The woman who pleaded guilty in relation to the fire which destroyed the Senator Allen Bird Memorial Centre has received her sentence.

25-year-old Gina Beatty was given an 18 month jail sentence along with three years of probation. After being given credit for time spent on remand, Beatty has no more time left to serve in custody. She pleaded guilty to a charge of arson in relation to the fire. The sentence was handed down Wednesday afternoon in Prince Albert Provincial Court.

Originally when Beatty entered her guilty plea there were plans in place for her to be formally sentenced via a sentencing circle. With this being the plan, representatives from the Prince Albert Fire Department, Prince Albert Police Service (PAPS) and Elders from Peter Ballantyne Cree Nation (PBCN) were present in court. However, due to scheduling conflicts and other concerns the court decided to instead proceed with a formal sentencing hearing, while still hearing from the community members present in court.

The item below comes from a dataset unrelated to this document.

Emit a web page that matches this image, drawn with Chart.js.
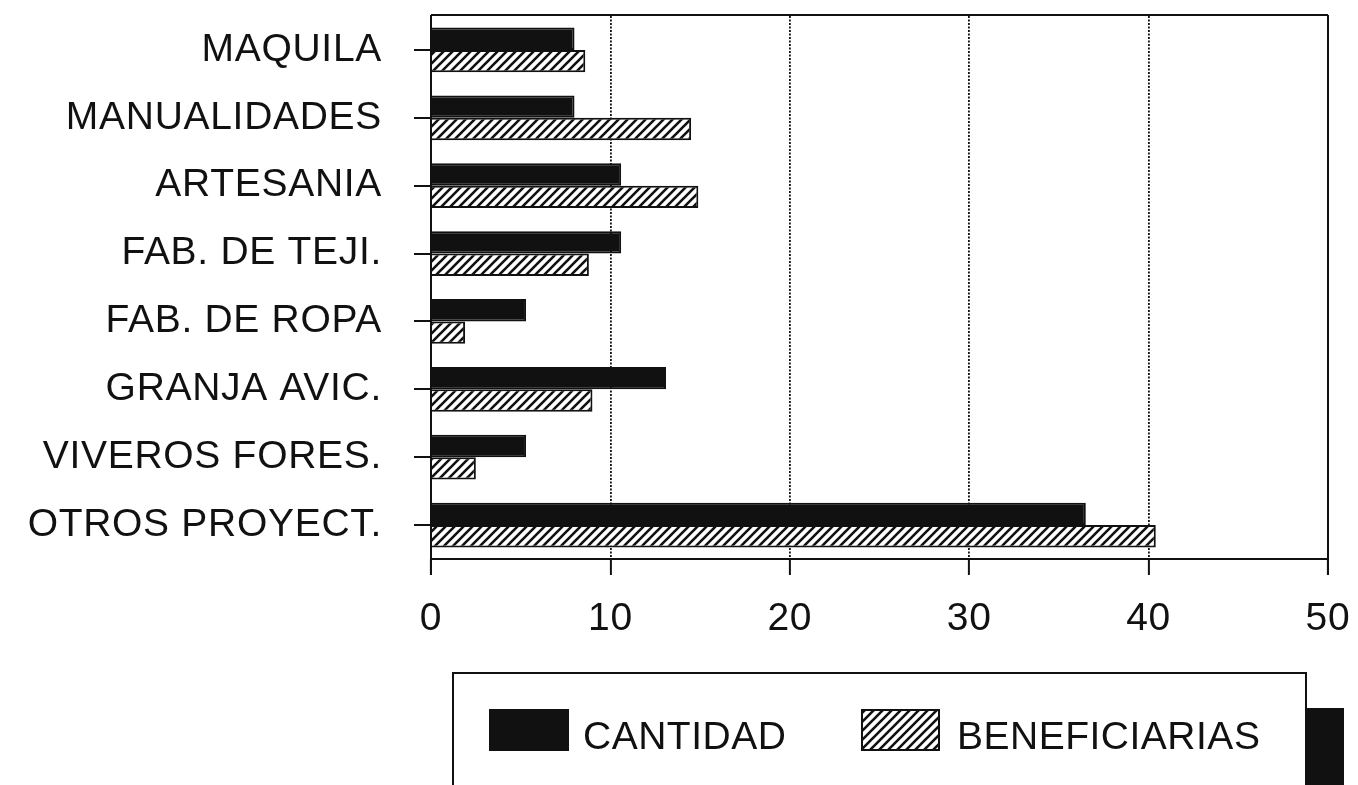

Before hearing from the people in attendance the presiding judge had Beatty, who was in custody and dressed in a gray sweat shirt and sweatpants, removed from the prisoner’s box and seated beside her lawyer Gordon Kirkby, where she faced the gallery and all those in attendance.

The representatives from the fire department and police service both talked about how they are considered to be small when it comes to the number of people working at a single time and explained a large fire, like the one which destroyed the Senator Allen Bird Memorial Centre puts a real strain on their resources. Neither agency reported any injuries to their members, however the fire department said some of their equipment was damaged as they battled the fire.

(File Photo.)

Donna Morin, director of finance for PBCN, speaking on behalf of the First Nation, the victim of the arson, told the court about her experience the day of the fire. She explained how she saw the smoke and traveled towards the building and what went through her mind when she saw the fire.

“It was unbelievable,” she said.

While Morin was speaking, Beatty became emotional and was wiping away tears. Morin spoke about how the First Nation is working to rebuild the facility and spoke about how people make mistakes. She added Beatty’s mother works with PBCN and that she knows the family.

“She (Gina) comes from a wonderful family,” said Morin.

The last person the court heard from was PBCN Elder Margaret Michel. While addressing the court and Beatty, Michel spoke about how everyone was devastated by the loss of the building to the fire. Michel as well spoke about the need for Beatty to receive help for her problems while getting support from her entire family.

“She needs rehabilitation, not just short term,” she said.

The Elder as well spoke about her personal experience, specifically about how her grandson got in trouble and was helped in turning himself around in part by writing a letter of apology to those who he had wronged. Overall Michel said she believes Beatty can turn her life around.

“I believe she could do good for herself,” she said.

After hearing from those who had showed up to speak the court allowed Beatty the chance to address those in attendance. She rose and turned to the gallery and through tears apologized and said she understood her actions impacted many people.

“I acknowledge that my actions caused a lot of devastation to a lot of people,” she said.

In handing down the sentence Judge H.M. Harradence said many people including himself were impacted by the loss of the building. He added from his home near the site he saw what happened along with many other people in the city.

“I saw it when it happened to,” he said.

The judge said he found the sentence put forward by Beatty’s lawyer and the Crown to be appropriate. Harradence did however impose a longer probation sentence then had been originally suggested. The court was told upon her release Beatty plans to travel to Brandon Man. to attend an intensive rehabilitation program. Before she enters that program she will be living with her mother where she will have to follow a curfew and meet with a probation officer while not possessing or consuming drugs or alcohol and attending addictions counselling. Beatty is also not allowed to have in her possession anything which could be used to start a fire and must write a letter of apology to the chief and council of PBCN.

Judge Harradence told Beatty she has an addiction to crystal meth, but has the chance to turn her life around and possibly be an inspiration for others in doing so.

“You can be a role model,” he said.

(Top Photo. Prince Albert Provincial Court.)